Hitchcock sempre considerou “The 39 Steps “ como um dos seus filmes preferidos.
Está nos “1001 Movies You Must See Before You Die”, de Steven Schneider.
O “British Film Institute” considerou “The 39 Steps” como o “4º Melhor Filme Britânico do Século XX”.
A “Total Film” considerou “The 39 Steps” como o “21º Melhor Filme Britânico de Sempre”, bem como a “2ª Melhor Adaptação Cinematográfica de um Filme”.
A “Time Out” considerou “The 39 Steps” como o “13º Melhor Filme Britânico de Sempre”.
“The Examiner” elegeu “The 39 Steps” como o “Melhor Filme Britânico de 1935”.
Orson Welles considerou “The 39 Steps” como uma obra-prima de Cinema.

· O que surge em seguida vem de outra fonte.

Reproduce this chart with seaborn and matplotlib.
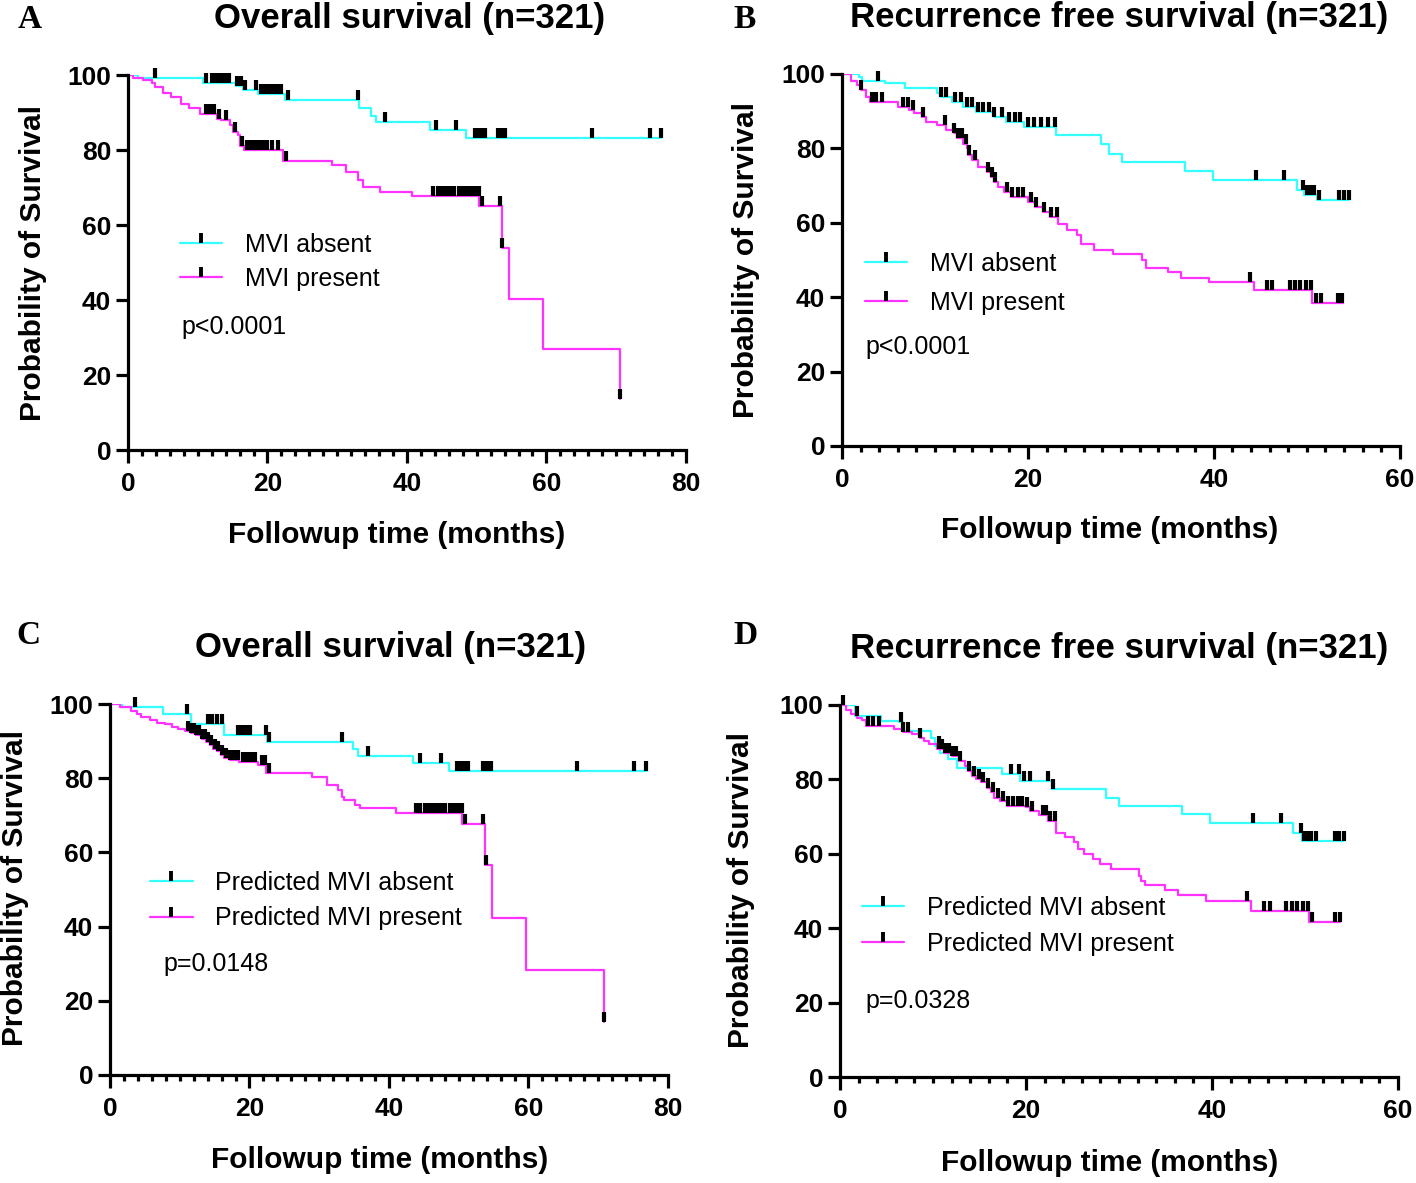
import numpy as np
import seaborn as sns
import matplotlib.pyplot as plt
from matplotlib.lines import Line2D
from matplotlib.ticker import MultipleLocator

# Kaplan-Meier curves: step times (months), survival (%) after each step,
# and censoring times (ticks drawn on the curve)

# A: overall survival, MVI absent / present
a_abs_t = [0, 1.5, 10.8, 15.5, 16.5, 18.6, 22.5, 33.1, 34.8, 35.5, 43.3, 48.4, 76.4]
a_abs_s = [100, 99.3, 97.8, 97.0, 96.1, 94.9, 93.4, 91.2, 89.2, 87.4, 85.3, 83.1, 83.1]
a_abs_c = [3.8, 11.2, 12.0, 12.5, 13.0, 13.5, 14.0, 14.5, 15.6, 16.2, 16.8, 18.4, 19.0, 19.6,
           20.2, 20.8, 21.4, 22.0, 22.9, 33.0, 36.8, 44.2, 47.1, 49.7, 50.2, 50.7, 51.2, 53.1,
           53.6, 54.1, 66.6, 74.9, 76.4]
a_pre_t = [0, 0.7, 2.2, 3.4, 3.9, 5.0, 6.2, 7.6, 8.8, 10.3, 12.7, 13.4, 14.6, 15.1, 15.8, 16.0,
           16.7, 22.2, 29.2, 31.3, 33.0, 33.7, 36.1, 40.7, 50.4, 53.6, 54.7, 59.5, 70.6]
a_pre_s = [100, 99.1, 98.7, 97.8, 96.9, 95.1, 94.2, 92.4, 91.1, 89.7, 88.4, 88.0, 86.6, 84.8,
           83.9, 81.2, 79.9, 77.2, 75.9, 74.1, 71.9, 70.1, 68.9, 67.8, 65.1, 53.9, 40.4, 27.0, 13.5]
a_pre_c = [11.2, 11.8, 12.3, 13.0, 14.1, 15.4, 16.4, 17.0, 17.6, 18.2, 18.8, 19.4, 20.0, 20.6,
           21.5, 22.6, 43.8, 44.4, 45.0, 45.6, 46.2, 46.8, 47.4, 48.0, 48.6, 49.2, 49.8, 50.3,
           50.7, 53.4, 53.7, 70.6]

# B: recurrence free survival, MVI absent / present
b_abs_t = [0, 1.8, 2.2, 4.6, 6.8, 10.2, 10.6, 11.8, 13.0, 14.4, 16.4, 17.6, 19.6, 23.0, 27.9,
           28.7, 30.1, 36.9, 39.9, 48.9, 49.7, 51.1, 54.5]
b_abs_s = [100, 99.3, 98.2, 97.5, 96.1, 94.8, 93.9, 92.5, 91.2, 89.8, 88.5, 87.2, 85.8, 83.6,
           81.3, 78.6, 76.4, 73.9, 71.4, 68.7, 67.4, 66.0, 66.0]
b_abs_c = [3.9, 10.6, 11.2, 12.2, 12.8, 13.4, 14.0, 14.6, 15.2, 15.8, 16.4, 17.2, 18.0, 18.6,
           19.2, 20.0, 20.6, 21.4, 22.2, 22.9, 44.5, 47.5, 49.6, 50.0, 50.4, 50.8, 51.3, 53.5,
           54.0, 54.5]
b_pre_t = [0, 1.0, 1.6, 2.0, 2.6, 3.0, 6.0, 7.2, 7.8, 8.6, 9.0, 10.2, 11.2, 12.0, 12.4, 13.0,
           13.4, 13.6, 14.0, 14.6, 15.6, 16.0, 16.4, 16.8, 17.4, 18.2, 20.0, 20.8, 21.6, 22.4,
           23.2, 24.2, 25.3, 25.7, 27.1, 29.1, 32.3, 32.7, 35.1, 36.5, 39.5, 44.3, 50.5, 53.9]
b_pre_s = [100, 98.2, 96.9, 95.7, 93.9, 92.5, 91.2, 90.3, 89.4, 88.5, 87.2, 86.3, 84.9, 84.0,
           82.7, 81.3, 80.0, 78.2, 76.8, 75.0, 73.7, 72.3, 71.0, 69.6, 68.3, 66.9, 65.6, 64.2,
           62.9, 61.5, 59.7, 58.0, 56.6, 54.4, 52.7, 51.5, 49.9, 47.9, 46.7, 45.2, 44.0, 41.8,
           38.4, 38.4]
b_pre_c = [2.0, 3.2, 3.7, 4.3, 6.6, 7.1, 7.6, 8.7, 11.1, 12.1, 12.5, 12.9, 13.3, 13.7, 14.3,
           15.7, 16.1, 16.5, 17.7, 18.3, 18.9, 19.5, 20.3, 20.9, 21.7, 22.5, 23.1, 43.9, 45.7,
           46.2, 48.2, 48.7, 49.3, 49.9, 50.4, 51.0, 51.5, 53.4, 53.8]

# C: overall survival, predicted MVI absent / present
c_abs_t = [0, 1.7, 7.6, 11.6, 16.4, 22.5, 34.8, 35.6, 43.5, 48.6, 77.0]
c_abs_s = [100, 99.3, 97.3, 94.6, 91.6, 89.8, 87.8, 86.0, 84.2, 82.0, 82.0]
c_abs_c = [3.6, 11.0, 14.0, 14.6, 15.3, 16.1, 18.3, 18.9, 19.5, 20.1, 22.3, 22.8, 33.2, 37.0,
           44.4, 47.4, 49.8, 50.3, 50.9, 51.4, 53.5, 54.0, 54.6, 66.9, 75.2, 76.8]
c_pre_t = [0, 1.4, 3.0, 3.8, 4.4, 5.7, 6.8, 7.9, 8.9, 9.7, 10.8, 11.6, 12.4, 13.2, 13.7, 14.3,
           14.8, 15.3, 15.9, 16.4, 17.2, 18.5, 21.2, 22.3, 29.0, 31.1, 32.7, 33.2, 33.5, 35.1,
           35.9, 41.0, 50.5, 53.8, 54.8, 59.7, 70.9]
c_pre_s = [100, 99.1, 98.2, 97.3, 96.6, 95.7, 95.0, 94.5, 93.9, 93.2, 92.7, 92.3, 91.6, 90.7,
           89.8, 88.9, 88.0, 87.2, 86.3, 85.5, 84.9, 84.5, 83.6, 81.5, 80.4, 78.2, 76.8, 75.0,
           74.1, 72.8, 71.9, 70.7, 67.7, 56.6, 42.4, 28.3, 14.4]
c_pre_c = [11.2, 11.6, 12.0, 12.4, 12.8, 13.2, 13.6, 14.0, 14.5, 15.0, 15.5, 16.0, 16.6, 17.2,
           17.8, 18.4, 19.0, 19.6, 20.2, 20.8, 21.8, 22.2, 22.8, 43.9, 44.5, 45.1, 45.7, 46.3,
           46.9, 47.5, 48.1, 48.7, 49.3, 49.9, 50.4, 50.9, 53.5, 53.9, 70.9]

# D: recurrence free survival, predicted MVI absent / present
d_abs_t = [0, 1.6, 4.4, 6.4, 6.8, 9.8, 10.2, 10.8, 11.6, 12.6, 17.4, 19.4, 22.8, 28.6, 30.0,
           36.8, 39.8, 48.7, 49.7, 54.2]
d_abs_s = [100, 97.0, 95.7, 95.3, 93.0, 91.2, 89.0, 87.2, 85.4, 83.0, 81.4, 79.6, 77.4, 75.1,
           72.9, 70.7, 68.4, 65.7, 63.5, 63.5]
d_abs_c = [0.3, 1.8, 6.6, 10.7, 18.4, 19.2, 19.8, 20.4, 22.4, 22.9, 44.4, 47.4, 49.6, 49.9,
           50.3, 50.7, 51.2, 53.2, 53.7, 54.2]
d_pre_t = [0, 0.6, 1.2, 1.8, 2.4, 2.8, 5.8, 6.8, 7.8, 8.6, 9.0, 9.6, 10.4, 11.2, 12.0, 12.8,
           13.4, 13.8, 14.2, 14.6, 15.2, 15.8, 16.2, 16.6, 17.2, 18.0, 20.0, 20.4, 21.4, 22.4,
           23.2, 24.2, 25.2, 25.6, 26.2, 27.2, 28.0, 29.2, 32.2, 32.4, 32.8, 35.0, 36.4, 39.4,
           44.2, 50.4, 53.8]
d_pre_s = [100, 98.6, 97.5, 96.6, 95.9, 94.4, 93.5, 92.6, 92.1, 91.2, 90.3, 89.4, 88.1, 87.2,
           86.3, 85.0, 83.6, 82.3, 80.9, 80.1, 79.2, 77.8, 76.5, 75.1, 74.2, 72.9, 72.5, 71.6,
           70.5, 68.9, 65.7, 64.4, 63.1, 61.3, 59.9, 58.6, 57.2, 55.9, 54.1, 52.8, 51.7, 50.3,
           49.0, 47.4, 44.7, 41.6, 41.6]
d_pre_c = [3.0, 3.6, 4.2, 6.8, 7.3, 8.6, 10.6, 11.0, 11.3, 11.7, 12.1, 12.5, 12.9, 13.9, 14.4,
           14.9, 15.4, 15.9, 16.5, 17.0, 17.5, 18.1, 18.6, 19.1, 19.6, 20.1, 20.6, 21.8, 22.2,
           22.6, 23.1, 43.8, 45.6, 46.2, 48.0, 48.6, 49.2, 49.8, 50.3, 50.8, 53.2, 53.8]

titles = ['Overall survival (n=321)', 'Recurrence free survival (n=321)',
          'Overall survival (n=321)', 'Recurrence free survival (n=321)']
letters = ['A', 'B', 'C', 'D']
labels_ab = ['MVI absent', 'MVI present']
labels_cd = ['Predicted MVI absent', 'Predicted MVI present']
pvals = ['p<0.0001', 'p<0.0001', 'p=0.0148', 'p=0.0328']
xmax = [80, 60, 80, 60]

CYAN = '#33ffff'
MAGENTA = '#ff33ff'

sns.set_style('ticks')
plt.rcParams['font.family'] = ['Liberation Sans', 'DejaVu Sans']
plt.rcParams.update({'text.color': 'black', 'axes.labelcolor': 'black',
                     'xtick.color': 'black', 'ytick.color': 'black',
                     'axes.edgecolor': 'black'})

fig = plt.figure(figsize=(14.16, 11.83), dpi=100)
# axes boxes in figure fractions
boxes = [(0.0904, 0.6196, 0.394, 0.317),
         (0.5946, 0.6230, 0.394, 0.3145),
         (0.0777, 0.0913, 0.394, 0.3136),
         (0.5932, 0.0896, 0.394, 0.3145)]
leg_pos = [(0.093, 0.580), (0.041, 0.522), (0.072, 0.551), (0.039, 0.486)]
leg_space = [0.42, 0.6, 0.47, 0.47]
p_pos = [(0.095, 0.328), (0.043, 0.266), (0.095, 0.299), (0.045, 0.204)]
ylab_pos = [(-0.145, 0.5), (-0.147, 0.5), (-0.145, 0.504), (-0.152, 0.503)]
xlab_pos = [(0.482, -0.19), (0.48, -0.188), (0.484, -0.191), (0.484, -0.194)]
title_x = [0.505, 0.497, 0.502, 0.50]
letter_xy = [(30, 20), (745, 20), (28, 635), (745, 635)]

curves = [
    ((a_abs_t, a_abs_s, a_abs_c), (a_pre_t, a_pre_s, a_pre_c)),
    ((b_abs_t, b_abs_s, b_abs_c), (b_pre_t, b_pre_s, b_pre_c)),
    ((c_abs_t, c_abs_s, c_abs_c), (c_pre_t, c_pre_s, c_pre_c)),
    ((d_abs_t, d_abs_s, d_abs_c), (d_pre_t, d_pre_s, d_pre_c)),
]


def km(ax, t, s, c, color):
    sns.lineplot(x=t, y=s, drawstyle='steps-post', estimator=None, sort=False,
                 color=color, linewidth=1.6, ax=ax, zorder=2)
    idx = np.searchsorted(t, c, side='right') - 1
    cy = np.asarray(s)[idx]
    sns.scatterplot(x=c, y=cy, marker=2, color='black', s=50, linewidth=3.0,
                    ax=ax, zorder=3, clip_on=False)


for i in range(4):
    ax = fig.add_axes(boxes[i])
    (t1, s1, c1), (t2, s2, c2) = curves[i]
    km(ax, t1, s1, c1, CYAN)
    km(ax, t2, s2, c2, MAGENTA)

    ax.set_xlim(0, xmax[i])
    ax.set_ylim(0, 100)
    ax.set_xticks(range(0, xmax[i] + 1, 20))
    ax.set_yticks(range(0, 101, 20))
    ax.xaxis.set_minor_locator(MultipleLocator(2))
    sns.despine(ax=ax)
    for sp in ['left', 'bottom']:
        ax.spines[sp].set_linewidth(2.3)
    ax.tick_params(which='major', direction='out', length=9, width=2.3, labelsize=19)
    ax.tick_params(axis='x', which='major', pad=7)
    ax.tick_params(axis='y', which='major', pad=3)
    ax.tick_params(which='minor', direction='out', length=4.5, width=2.3)
    for lab in ax.get_xticklabels() + ax.get_yticklabels():
        lab.set_fontweight('bold')

    ax.set_xlabel('Followup time (months)', fontsize=21.5, fontweight='bold')
    ax.set_ylabel('Probability of Survival', fontsize=21.5, fontweight='bold')
    ax.xaxis.set_label_coords(*xlab_pos[i])
    ax.yaxis.set_label_coords(*ylab_pos[i])

    ax.text(title_x[i], 1.152, titles[i], transform=ax.transAxes, ha='center', va='center',
            fontsize=25, fontweight='bold')

    names = labels_ab if i < 2 else labels_cd
    handles = [Line2D([], [], color=col, lw=1.6, marker=2, markersize=7,
                      markeredgecolor='black', markeredgewidth=2.8)
               for col in (CYAN, MAGENTA)]
    ax.legend(handles, names, loc='upper left', bbox_to_anchor=leg_pos[i], frameon=False,
              fontsize=18, handlelength=1.7, handletextpad=0.9, labelspacing=leg_space[i],
              borderpad=0, borderaxespad=0, numpoints=1)
    ax.text(p_pos[i][0], p_pos[i][1], pvals[i], transform=ax.transAxes, ha='left',
            va='center', fontsize=18)

    lx, ly = letter_xy[i]
    fig.text(lx / 1416, 1 - ly / 1183, letters[i], ha='center', va='center',
             fontsize=24, fontweight='bold', family='Liberation Serif')

fig.savefig('out.png', dpi=100)
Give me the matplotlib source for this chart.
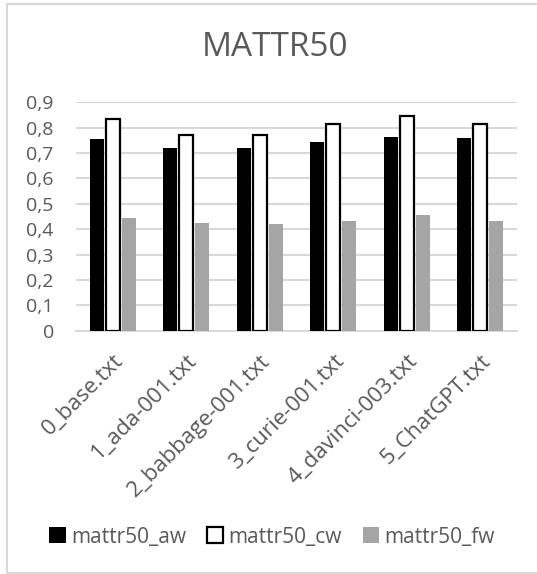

Welles faria uma versão radiofónica em 1939, pelo The Mercury Theatre on the Air.
Robert Towne considera “The 39 Steps” como o pai do moderno entretenimento cinematográfico.
O “Lux Radio Theater” faria uma versão radiofónica, de 60 minutos, em Dezembro de 1937. Robert Montgomery e Ida Lupino davam vozes aos protagonistas.
Herbert Marshall (que já tinha trabalhado com Hitchcock – “Murder!”, “Foreign Correspondent”) seria o protagonista de uma versão radiofónica, em Março de 1952.
Em 2005, surgiria uma comédia teatral, seguindo o argumento do filme de Hitchcock. Essa versão já teve versão portuguesa.
O filme seria alvo de vários remakes:
- Em 1959, de Ralph Thomas, com Kenneth More (versão a cores, quase shot-per-shot do filme de Hitchcock, de argumento igual).
- Em 1978, de Don Sharp, com Robert Powell (adaptação mais fiel ao livro).
- Em 2008, pela BBC, com Rupert Penry-Jones.
O romance de John Buchan teve edição em Portugal.
Em 2011 foi anunciado um (novo) remake (o filme já tem três). Robert Towne (“Chinatown”) seria o argumentista.